In reaction to this, many of those who argue — for varying reasons — that there is no political content to Breivik’s actions, are eager to conflate the three. It would be important to distinguish these arguments in any case; but given the Right’s attempt to depoliticise the event, that task becomes imperative.
It seems to me that holding proposition one does not entail agreeing with proposition two or three. To deal with the last first: unless someone is actually issuing instructions to kill, there should be very few limits on free speech. Most of us on the Left want to retain the right to urge non-legal forms of resistance and revolt, and that freedom has to extend to the Right as well.
Those of us who are from the materialist Left, for want of a better term, are no fans of religious and racial vilification laws, even if others on the Left are. So one can thoroughly agree with my good friend Brendan O’Neill when he says that people such as Mark Steyn and Melanie Phillips should be allowed to say what they like.
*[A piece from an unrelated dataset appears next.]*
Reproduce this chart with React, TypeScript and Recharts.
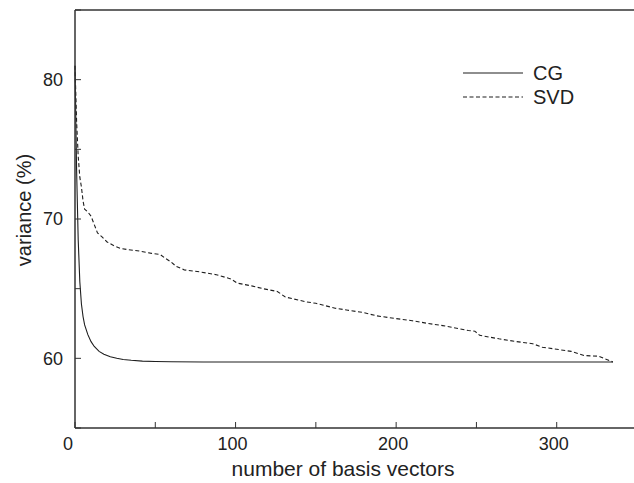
import React from 'react';
import { LineChart, Line, XAxis, YAxis, Legend, Label } from 'recharts';

const cgN = [0, 1, 2, 3, 4, 5, 6, 8, 10, 12, 15, 18, 22, 26, 30, 35, 42, 50, 60, 80, 120, 200, 335];
const cgValues = [81, 73.5, 68.5, 65.5, 63.9, 63.0, 62.4, 61.7, 61.2, 60.85, 60.5, 60.3, 60.12, 60.0, 59.92, 59.86, 59.8, 59.77, 59.75, 59.74, 59.74, 59.74, 59.74];

const svdN = [0, 1, 2, 3, 4, 5, 6, 8, 10, 12, 14, 17, 20, 24, 28, 33, 40, 47, 53, 56, 60, 63, 68, 78, 88, 97, 101, 110, 117, 126, 131, 144, 150, 162, 170, 179, 188, 200, 210, 220, 229, 245, 249, 252, 264, 275, 285, 291, 300, 309, 317, 326, 335];
const svdValues = [81, 77, 74.5, 73.0, 72.3, 71.3, 70.7, 70.5, 70.2, 69.6, 69.0, 68.7, 68.35, 68.1, 67.9, 67.8, 67.7, 67.55, 67.45, 67.2, 66.9, 66.6, 66.35, 66.2, 66.0, 65.7, 65.4, 65.2, 65.0, 64.8, 64.4, 64.05, 63.95, 63.6, 63.45, 63.3, 63.05, 62.85, 62.7, 62.5, 62.35, 62.0, 61.95, 61.65, 61.4, 61.2, 61.05, 60.8, 60.65, 60.5, 60.2, 60.15, 59.74];

const seriesNames = ['CG', 'SVD'];
const seriesDash = ['0', '4 2.5'];
const xTicks = [0, 50, 100, 150, 200, 250, 300, 350];
const yTicks = [55, 60, 65, 70, 75, 80, 85];
const xTitle = 'number of basis vectors';
const yTitle = 'variance (%)';

const cgData = cgN.map((n, i) => ({ n, v: cgValues[i] }));
const svdData = svdN.map((n, i) => ({ n, v: svdValues[i] }));

const FONT = '"Liberation Sans", Arial, Helvetica, sans-serif';
const INK = '#1e1e1e';
const AXIS = '#333';

const XTick = (props: any) => {
  const { x, y, payload } = props;
  const v = payload.value;
  if (v % 100 !== 0) return <g />;
  const dx = v === 0 ? -7 : -3;
  return (
    <text x={x + dx} y={y} dy="0.71em" textAnchor="middle" fontSize={18} fill="#222" fontFamily={FONT}>
      {v}
    </text>
  );
};

const XTitle = (props: any) => {
  const vb = props.viewBox;
  return (
    <text x={vb.x + vb.width / 2 - 13} y={vb.y + 48} textAnchor="middle" fontSize={21} fill="#222" fontFamily={FONT}>
      {xTitle}
    </text>
  );
};

const YTitle = (props: any) => {
  const vb = props.viewBox;
  const cx = 24;
  const cy = vb.y + vb.height / 2 - 9;
  return (
    <text x={cx} y={cy} dy="0.35em" textAnchor="middle" fontSize={20} fill="#222" fontFamily={FONT} transform={`rotate(-90, ${cx}, ${cy})`}>
      {yTitle}
    </text>
  );
};

const LegendContent = () => (
  <div style={{ fontFamily: FONT }}>
    {seriesNames.map((name, i) => (
      <div key={name} style={{ display: 'flex', alignItems: 'center', height: 24 }}>
        <svg width={60} height={4} style={{ display: 'block' }}>
          <line x1={0} y1={2} x2={60} y2={2} stroke={INK} strokeWidth={1.2} strokeDasharray={seriesDash[i]} />
        </svg>
        <span style={{ marginLeft: 10, fontSize: 20, color: '#222', lineHeight: '24px' }}>{name}</span>
      </div>
    ))}
  </div>
);

export default function App() {
  return (
    <div style={{ position: 'absolute', left: 0, top: 0, width: 634, height: 483, overflow: 'hidden', background: '#fff' }}>
      <LineChart width={640} height={483} margin={{ top: 9, right: 0, bottom: 0, left: 0 }}>
        <XAxis
          xAxisId="b"
          type="number"
          dataKey="n"
          domain={[0, 350]}
          ticks={xTicks}
          interval={0}
          height={55}
          tickSize={-6}
          tickMargin={15}
          tick={<XTick />}
          axisLine={{ stroke: AXIS, strokeWidth: 1.5 }}
          tickLine={{ stroke: AXIS, strokeWidth: 1 }}
        >
          <Label content={<XTitle />} />
        </XAxis>
        <XAxis
          xAxisId="t"
          orientation="top"
          type="number"
          dataKey="n"
          domain={[0, 350]}
          ticks={xTicks}
          interval={0}
          height={1}
          tickSize={-6}
          tickFormatter={() => ''}
          axisLine={{ stroke: AXIS, strokeWidth: 1.5 }}
          tickLine={{ stroke: AXIS, strokeWidth: 1 }}
        />
        <YAxis
          yAxisId="l"
          type="number"
          domain={[55, 85]}
          ticks={yTicks}
          interval={0}
          width={75}
          tickSize={-6}
          tickMargin={18}
          tickFormatter={(v: number) => (v % 10 === 0 && v >= 60 && v <= 80 ? String(v) : '')}
          tick={{ fontSize: 18, fill: '#222', fontFamily: FONT }}
          axisLine={{ stroke: AXIS, strokeWidth: 1.5 }}
          tickLine={{ stroke: AXIS, strokeWidth: 1 }}
        >
          <Label content={<YTitle />} />
        </YAxis>
        <YAxis
          yAxisId="r"
          orientation="right"
          type="number"
          domain={[55, 85]}
          ticks={yTicks}
          interval={0}
          width={3}
          tickSize={-6}
          tickFormatter={() => ''}
          axisLine={{ stroke: AXIS, strokeWidth: 1.5 }}
          tickLine={{ stroke: AXIS, strokeWidth: 1 }}
        />
        <Legend
          layout="vertical"
          align="center"
          verticalAlign="middle"
          content={<LegendContent />}
          wrapperStyle={{ position: 'absolute', left: 463, top: 61, width: 'auto' }}
        />
        <Line
          xAxisId="b"
          yAxisId="l"
          data={cgData}
          dataKey="v"
          name={seriesNames[0]}
          type="linear"
          stroke={INK}
          strokeWidth={1.1}
          dot={false}
          isAnimationActive={false}
        />
        <Line
          xAxisId="b"
          yAxisId="l"
          data={svdData}
          dataKey="v"
          name={seriesNames[1]}
          type="linear"
          stroke={INK}
          strokeWidth={1.1}
          strokeDasharray={seriesDash[1]}
          dot={false}
          isAnimationActive={false}
        />
      </LineChart>
    </div>
  );
}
The trouble is, as per his article yesterday, Brendan can find almost no one who disagrees with this (save for some vague comments by Matthew Carr in the UK),and so he is obliged to argue for a kind of “second-order” censorship.
Thus by talking back to people such as Steyn, by assailing them for arguing that they are systematically building an atmosphere of hatred and crisis based on fantasy, and a barely concealed racialism, we are guilty of using “moral blackmail to pressure people into keeping their thoughts to themselves”.
Sorry to say this, but this has to be one of the most nonsensical depictions of public debate that I have encountered. By that logic, any form of debate by which one launches vigorous moral criticism of others, any hypothesising about the creation of an atmosphere of fear and hate is some form of censorship — i.e. argument and dialogue is inherently censorious.
This absurd conclusion is reached only if you turn every social issue into one of free speech, where no threat to it is present — a version of the “worst-case” scenario that Brendan rightly decries as a guiding principle.
Thus the argument is that one should switch off one’s intellect, make no attempt to reason about social movements, political processes, links between speech and action. The proposition ultimately is that there is no link between speech and action — indeed there is no debate or dialogue. It’s a model of society in which we all simply speak into a void, without debate, reply, critique or any appeal to common human values. The very act of speaking morally becomes meaningless. The model of public debate then mirrors the atomisation of social life, (which Brendan, and other Spiked writers, and myself, see at the root of the contemporary crisis of politics) rather than speaking back to it. This is a position of sorts, but so is a corner you’ve painted yourself into.
Such a politics of fear — that every criticism of anyone else on moral grounds is an attack on free speech — is a favoured motif of the Right. That’s evidenced by the CIS’s mini-conference at which Brendan is speaking, thunderously coming out against “political correctness” — a title that initially suggested it might be a ’90s retro event.
The theme is the same — that being called to account, having your ideas challenged, having to defend your position, is a form of censorship. There was little surprise that it would be applied in the case of the Norway massacre.
Those of us who aren’t governed by worst-case scenarios feel ourselves quite capable of arguing against vicious and hateful social arguments — and then defending their right to speak should the state come around to bring the hammer down.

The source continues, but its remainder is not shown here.